TASK DESCRIPTION:
Retype exactly the lines from the first one through the line with "color=side_colors[i], lw=0.3, zorder=1)", including both ends; skip any pictures.

──────────────────────────────

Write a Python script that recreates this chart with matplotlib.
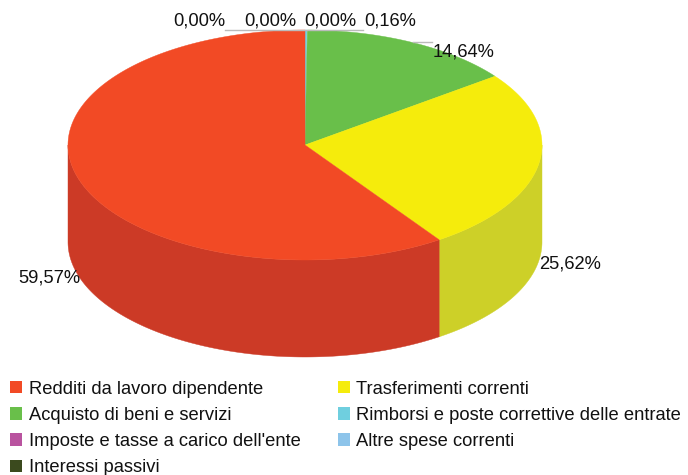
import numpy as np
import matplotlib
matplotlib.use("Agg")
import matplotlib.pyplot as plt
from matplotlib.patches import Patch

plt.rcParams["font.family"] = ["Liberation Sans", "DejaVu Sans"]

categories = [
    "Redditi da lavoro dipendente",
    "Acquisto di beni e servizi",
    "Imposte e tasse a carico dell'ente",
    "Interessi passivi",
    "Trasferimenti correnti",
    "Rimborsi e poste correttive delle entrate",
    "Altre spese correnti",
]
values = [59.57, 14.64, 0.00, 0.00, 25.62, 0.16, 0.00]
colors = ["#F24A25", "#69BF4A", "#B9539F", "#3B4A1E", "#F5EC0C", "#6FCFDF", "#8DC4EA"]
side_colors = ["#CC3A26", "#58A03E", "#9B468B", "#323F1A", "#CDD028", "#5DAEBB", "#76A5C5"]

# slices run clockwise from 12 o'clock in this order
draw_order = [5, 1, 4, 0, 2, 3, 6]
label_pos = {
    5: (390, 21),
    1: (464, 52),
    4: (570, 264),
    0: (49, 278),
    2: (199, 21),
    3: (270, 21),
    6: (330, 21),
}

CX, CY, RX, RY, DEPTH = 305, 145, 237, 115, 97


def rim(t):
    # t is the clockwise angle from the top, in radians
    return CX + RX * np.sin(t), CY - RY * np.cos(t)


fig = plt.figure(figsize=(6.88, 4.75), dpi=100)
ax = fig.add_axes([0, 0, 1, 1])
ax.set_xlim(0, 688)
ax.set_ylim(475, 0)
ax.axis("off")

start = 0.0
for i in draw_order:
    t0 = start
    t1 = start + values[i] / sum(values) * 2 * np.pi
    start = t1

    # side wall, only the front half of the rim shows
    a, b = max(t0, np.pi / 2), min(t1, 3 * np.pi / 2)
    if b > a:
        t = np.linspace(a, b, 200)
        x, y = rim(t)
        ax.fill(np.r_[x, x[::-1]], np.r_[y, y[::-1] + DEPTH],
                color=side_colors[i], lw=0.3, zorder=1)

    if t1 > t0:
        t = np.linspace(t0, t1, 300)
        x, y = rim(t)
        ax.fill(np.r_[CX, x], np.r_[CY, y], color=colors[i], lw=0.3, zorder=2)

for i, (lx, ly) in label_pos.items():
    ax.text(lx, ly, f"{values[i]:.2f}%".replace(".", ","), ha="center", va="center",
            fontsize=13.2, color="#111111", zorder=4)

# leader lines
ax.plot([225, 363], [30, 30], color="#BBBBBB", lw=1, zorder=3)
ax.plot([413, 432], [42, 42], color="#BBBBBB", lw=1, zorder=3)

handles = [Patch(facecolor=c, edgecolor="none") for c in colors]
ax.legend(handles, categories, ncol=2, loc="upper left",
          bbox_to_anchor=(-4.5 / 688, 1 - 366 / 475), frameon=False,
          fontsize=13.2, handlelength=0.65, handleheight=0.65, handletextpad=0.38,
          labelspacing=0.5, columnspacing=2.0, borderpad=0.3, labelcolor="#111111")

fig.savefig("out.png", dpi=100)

──────────────────────────────

OUTPUT:
Write a Python script that recreates this chart with matplotlib.
import numpy as np
import matplotlib
matplotlib.use("Agg")
import matplotlib.pyplot as plt
from matplotlib.patches import Patch

plt.rcParams["font.family"] = ["Liberation Sans", "DejaVu Sans"]

categories = [
    "Redditi da lavoro dipendente",
    "Acquisto di beni e servizi",
    "Imposte e tasse a carico dell'ente",
    "Interessi passivi",
    "Trasferimenti correnti",
    "Rimborsi e poste correttive delle entrate",
    "Altre spese correnti",
]
values = [59.57, 14.64, 0.00, 0.00, 25.62, 0.16, 0.00]
colors = ["#F24A25", "#69BF4A", "#B9539F", "#3B4A1E", "#F5EC0C", "#6FCFDF", "#8DC4EA"]
side_colors = ["#CC3A26", "#58A03E", "#9B468B", "#323F1A", "#CDD028", "#5DAEBB", "#76A5C5"]

# slices run clockwise from 12 o'clock in this order
draw_order = [5, 1, 4, 0, 2, 3, 6]
label_pos = {
    5: (390, 21),
    1: (464, 52),
    4: (570, 264),
    0: (49, 278),
    2: (199, 21),
    3: (270, 21),
    6: (330, 21),
}

CX, CY, RX, RY, DEPTH = 305, 145, 237, 115, 97


def rim(t):
    # t is the clockwise angle from the top, in radians
    return CX + RX * np.sin(t), CY - RY * np.cos(t)


fig = plt.figure(figsize=(6.88, 4.75), dpi=100)
ax = fig.add_axes([0, 0, 1, 1])
ax.set_xlim(0, 688)
ax.set_ylim(475, 0)
ax.axis("off")

start = 0.0
for i in draw_order:
    t0 = start
    t1 = start + values[i] / sum(values) * 2 * np.pi
    start = t1

    # side wall, only the front half of the rim shows
    a, b = max(t0, np.pi / 2), min(t1, 3 * np.pi / 2)
    if b > a:
        t = np.linspace(a, b, 200)
        x, y = rim(t)
        ax.fill(np.r_[x, x[::-1]], np.r_[y, y[::-1] + DEPTH],
                color=side_colors[i], lw=0.3, zorder=1)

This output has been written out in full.